The Francisco M. Canseco Family Endowed Scholarship
June 27, 2022
A nun who runs a children’s home in Texas says she is grateful for a family who sponsors a scholarship for two residents a year to attend Culver Summer Schools & Camps, calling it an “extraordinary experience.”
“Culver is a very unique opportunity for these children because it's so beautiful and has so many things that help them to grow in a positive environment in which they learn a lot of things,” said Sister Maria Isidra Valdez, administrator of the Sacred Heart Children’s Center in Laredo, Texas.

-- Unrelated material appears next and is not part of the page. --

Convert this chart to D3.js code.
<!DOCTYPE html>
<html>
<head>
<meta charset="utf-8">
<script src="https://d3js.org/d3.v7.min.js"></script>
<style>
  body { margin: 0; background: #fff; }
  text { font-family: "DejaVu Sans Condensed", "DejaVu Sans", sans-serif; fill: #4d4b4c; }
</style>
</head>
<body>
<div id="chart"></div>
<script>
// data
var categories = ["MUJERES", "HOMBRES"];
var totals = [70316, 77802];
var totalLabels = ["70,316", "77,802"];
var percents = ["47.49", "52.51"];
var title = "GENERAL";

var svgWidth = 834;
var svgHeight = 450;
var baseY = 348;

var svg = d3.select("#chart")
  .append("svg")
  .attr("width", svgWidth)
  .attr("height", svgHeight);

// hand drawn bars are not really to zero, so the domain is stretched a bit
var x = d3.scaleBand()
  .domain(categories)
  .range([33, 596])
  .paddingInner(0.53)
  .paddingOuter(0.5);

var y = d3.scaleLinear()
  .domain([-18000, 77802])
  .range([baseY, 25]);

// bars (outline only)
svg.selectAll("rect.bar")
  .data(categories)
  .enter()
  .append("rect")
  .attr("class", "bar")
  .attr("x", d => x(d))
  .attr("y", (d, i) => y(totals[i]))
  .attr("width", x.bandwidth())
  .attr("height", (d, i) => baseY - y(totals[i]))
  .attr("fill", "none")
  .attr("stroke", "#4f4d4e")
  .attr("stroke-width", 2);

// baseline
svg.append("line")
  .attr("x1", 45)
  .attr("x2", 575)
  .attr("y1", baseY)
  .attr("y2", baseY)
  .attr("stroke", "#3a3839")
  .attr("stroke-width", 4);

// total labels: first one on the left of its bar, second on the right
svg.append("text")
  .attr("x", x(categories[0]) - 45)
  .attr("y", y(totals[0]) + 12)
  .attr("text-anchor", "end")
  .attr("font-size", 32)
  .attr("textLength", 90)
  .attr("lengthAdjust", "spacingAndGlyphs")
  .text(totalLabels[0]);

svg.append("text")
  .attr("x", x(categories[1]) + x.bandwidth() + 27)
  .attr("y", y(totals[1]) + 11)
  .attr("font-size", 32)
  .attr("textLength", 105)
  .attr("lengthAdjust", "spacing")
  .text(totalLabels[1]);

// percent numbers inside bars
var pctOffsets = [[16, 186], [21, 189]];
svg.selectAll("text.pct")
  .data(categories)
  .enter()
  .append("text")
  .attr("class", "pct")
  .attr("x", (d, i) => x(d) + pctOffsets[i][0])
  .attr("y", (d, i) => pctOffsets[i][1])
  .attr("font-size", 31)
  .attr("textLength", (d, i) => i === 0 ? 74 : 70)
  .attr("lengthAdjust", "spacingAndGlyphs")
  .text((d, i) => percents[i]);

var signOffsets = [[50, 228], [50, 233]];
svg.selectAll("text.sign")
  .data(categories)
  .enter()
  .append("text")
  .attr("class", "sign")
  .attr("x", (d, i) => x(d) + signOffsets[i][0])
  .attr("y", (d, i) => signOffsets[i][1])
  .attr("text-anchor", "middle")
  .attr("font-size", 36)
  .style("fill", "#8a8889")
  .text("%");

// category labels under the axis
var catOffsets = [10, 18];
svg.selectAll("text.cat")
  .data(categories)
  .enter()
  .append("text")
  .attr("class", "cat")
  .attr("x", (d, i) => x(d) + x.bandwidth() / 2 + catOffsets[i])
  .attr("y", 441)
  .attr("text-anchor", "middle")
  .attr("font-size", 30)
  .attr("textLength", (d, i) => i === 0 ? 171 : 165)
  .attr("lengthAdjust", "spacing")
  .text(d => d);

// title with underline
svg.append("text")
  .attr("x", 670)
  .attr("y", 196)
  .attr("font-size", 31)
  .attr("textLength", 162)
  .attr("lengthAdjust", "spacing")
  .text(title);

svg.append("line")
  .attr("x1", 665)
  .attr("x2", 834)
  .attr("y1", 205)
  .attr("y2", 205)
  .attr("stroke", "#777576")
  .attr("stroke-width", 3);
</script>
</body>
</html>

The home along the Rio Grande provides a home and support service for boys and girls who cannot live in their family homes for various reasons, including the death of parents, abandonment, or abuse. Sacred Heart usually houses 45 to 60 children, but because of COVID protocols, the number of children living there is down to 16 residents.

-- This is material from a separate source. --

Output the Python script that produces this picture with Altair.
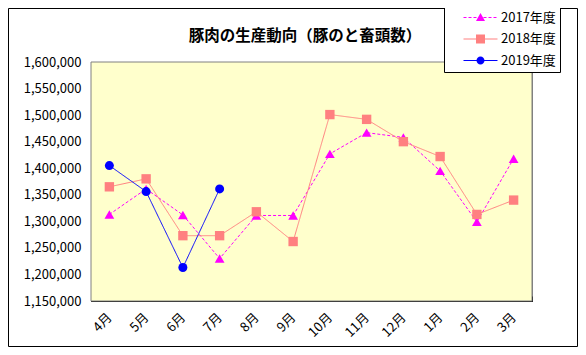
import altair as alt
import pandas as pd

months = ["4月", "5月", "6月", "7月", "8月", "9月", "10月", "11月", "12月", "1月", "2月", "3月"]
series = ["2017年度", "2018年度", "2019年度"]
v2017 = [1313000, 1361000, 1312000, 1230000, 1311000, 1311000, 1427000, 1467000, 1458000, 1395000, 1299000, 1418000]
v2018 = [1365000, 1380000, 1273000, 1273000, 1318000, 1262000, 1501000, 1492000, 1450000, 1422000, 1313000, 1340000]
v2019 = [1405000, 1356000, 1213000, 1361000]
y_ticks = [1150000, 1200000, 1250000, 1300000, 1350000, 1400000, 1450000, 1500000, 1550000, 1600000]
title_text = "豚肉の生産動向（豚のと畜頭数）"

colors = ["#FF00FF", "#FF8080", "#0000FF"]
shapes = ["triangle-up", "square", "circle"]
marker_sizes = [95, 81, 64]
dashes = [[3, 2], [1, 0], [1, 0]]
FONT = "Noto Sans CJK JP"
W, H = 441, 239

rows = []
for s, vals in zip(series, [v2017, v2018, v2019]):
    for m, v in zip(months, vals):
        rows.append({"month": m, "value": v, "series": s})
df = pd.DataFrame(rows)
legend_df = pd.DataFrame({"series": series})

# legend symbols: line segment + marker, unit = sqrt(size)/2 px
LEG_SIZE = 144
u = (LEG_SIZE ** 0.5) / 2.0
half_len = 17 / u
th = 0.5 / u


def seg(a, b):
    return f"M{a:.3f},{-th:.3f}H{b:.3f}V{th:.3f}H{a:.3f}Z"


def line_path(dash):
    if dash[1] == 0:
        return seg(-half_len, half_len)
    on, off = dash[0] / u, dash[1] / u
    out, a = [], -half_len
    while a < half_len:
        out.append(seg(a, min(a + on, half_len)))
        a += on + off
    return "".join(out)


m = 4.5 / u
tri = f"M0,{-m:.3f}L{m:.3f},{m*0.8:.3f}L{-m:.3f},{m*0.8:.3f}Z"
sq = f"M{-m:.3f},{-m:.3f}H{m:.3f}V{m:.3f}H{-m:.3f}Z"
r = 4 / u
circ = f"M{r:.3f},0A{r:.3f},{r:.3f} 0 1,1 {-r:.3f},0A{r:.3f},{r:.3f} 0 1,1 {r:.3f},0Z"
legend_paths = [line_path(dashes[0]) + tri, line_path(dashes[1]) + sq, line_path(dashes[2]) + circ]

x_enc = alt.X(
    "month:N", sort=months, title=None, bandPosition=0.5,
    scale=alt.Scale(type="band", paddingInner=0, paddingOuter=0),
    axis=alt.Axis(labelAngle=315, labelAlign="right", labelBaseline="middle",
                  labelPadding=19, tickBand="extent", tickSize={"expr": "-5"},
                  labelFontSize=13, labelFont=FONT, labelColor="black",
                  domainColor="black", tickColor="black"),
)
y_enc = alt.Y(
    "value:Q", title=None,
    scale=alt.Scale(domain=[1150000, 1600000], nice=False, zero=False),
    axis=alt.Axis(values=y_ticks, format=",.0f", tickSize={"expr": "-5"}, labelPadding=15,
                  labelFontSize=13, labelFont=FONT, labelColor="black",
                  domainColor="black", tickColor="black", grid=False),
)

plot_bg = alt.Chart(pd.DataFrame({"a": [0]})).mark_rect(
    fill="#FFFFCC", stroke="#808080", strokeWidth=1
).encode(x=alt.value(0), x2=alt.value(W), y=alt.value(0), y2=alt.value(H))

base = alt.Chart(df)
lines = base.mark_line(strokeWidth=1).encode(
    x=x_enc, y=y_enc,
    color=alt.Color("series:N", scale=alt.Scale(domain=series, range=colors), legend=None),
    strokeDash=alt.StrokeDash("series:N", scale=alt.Scale(domain=series, range=dashes), legend=None),
)
points = base.mark_point(filled=True, opacity=1).encode(
    x=x_enc, y=y_enc,
    color=alt.Color("series:N", scale=alt.Scale(domain=series, range=colors), legend=None),
    shape=alt.Shape("series:N", scale=alt.Scale(domain=series, range=shapes), legend=None),
    size=alt.Size("series:N", scale=alt.Scale(domain=series, range=marker_sizes), legend=None),
)

leg = alt.Legend(title=None, orient="none", legendX=353, legendY=-55,
                 strokeColor="black", fillColor="white", padding=4, rowPadding=7.5,
                 labelFontSize=13, labelFont=FONT, labelColor="black",
                 symbolSize=LEG_SIZE, symbolOffset=26, labelOffset=14,
                 symbolStrokeWidth=0, symbolOpacity=1,
                 labelExpr="datum.label + '\u2002'")
legend_layer = alt.Chart(legend_df).mark_point(filled=True, opacity=0).encode(
    color=alt.Color("series:N", scale=alt.Scale(domain=series, range=colors), legend=leg),
    shape=alt.Shape("series:N", scale=alt.Scale(domain=series, range=legend_paths), legend=leg),
)

title_layer = alt.Chart(pd.DataFrame({"t": [title_text]})).mark_text(
    font=FONT, fontSize=15.5, fontWeight="bold", color="black", align="center", baseline="middle"
).encode(text="t:N", x=alt.value(214), y=alt.value(-26))

frame = alt.Chart(pd.DataFrame({"a": [0]})).mark_rect(
    fillOpacity=0, stroke="black", strokeWidth=1
).encode(x=alt.value(-82.5), x2=alt.value(486.5), y=alt.value(-53.5), y2=alt.value(284.5))

chart = alt.layer(plot_bg, lines, points, legend_layer, title_layer, frame).resolve_scale(
    color="independent", shape="independent"
).properties(
    width=W, height=H,
    autosize=alt.AutoSizeParams(type="none"),
    padding={"left": 83, "top": 54, "right": 46, "bottom": 46},
    background="white",
).configure_view(
    stroke="#808080", fill="#FFFFCC"
)

chart.save("out.html", embed_options={"renderer": "svg", "actions": False})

Children from Sacred Heart have been attending Culver since 2009 through the Francisco M. Canseco Family Endowed Scholarship, named in honor of a 1925 CMA graduate who died in 1992. He lived most of his life in Laredo and served as chief of staff at Mercy Hospital in Laredo.
His wife, Consuela, started the Canseco Foundation after his death with the goal of helping people from Laredo, particularly in the areas of health care, children, and education.
Their son, Jorge Canseco ’80 N’78, said that before his mother passed away, she wanted to ensure that Culver was included because it was so important to her husband (they had four sons who graduated from CMA).
He said that’s when the family decided to create an endowment to pay for children from Laredo to attend Culver Summer Schools & Camps. He said his father would love that the endowment was helping children at Sacred Heart Children’s Home because he used to give free medical services to orphanages in Laredo.
“He thought education was important for everyone,” he said. “We learn by example, and he was a great example to us all to be helpful to those who are less fortunate than us.”
Valdez said the endowment is a godsend for the children.
“We are very grateful to the Canseco family and to Culver because they go out of the way to make sure the children have everything they need, including insurance and their flights,” she said.
Valdez said she notices a difference in the children when they return to Sacred Heart.
“It opens them to be more sociable, more friendly,” Valdez said. “They also are more disciplined and organized.”
She said while some students don’t like the amount of marching they do at Culver, she appreciates the message it sends.
“Everywhere we go, there's going to be some kind of discipline that we need to follow. It shows them that we (the nuns at Sacred Heart) aren’t the only ones who think discipline is important,” she said.
The students are selected to attend Culver according to a number of factors, including those who are most deserving of the reward and those who would most benefit from the experience, Valdez said.
“We have to see who will be able to do well in a group, play in a group, follow what they’re told to do,” she said. “Then we also look into who would benefit the most and to who it would help in self-esteem and feeling good about themselves that they had a nice experience.”
Valdez said the students are amazed at how lush northern Indiana is. Laredo has a semi-arid climate, receiving only 21 inches of rain a year on average, and the high temperature in August averages 99.5 degrees. She said they enjoy meeting people from many different cultures and all the new experiences Culver offers.
“It’s an extraordinary experience for them, something that they wouldn't be able to do on their own,” she said.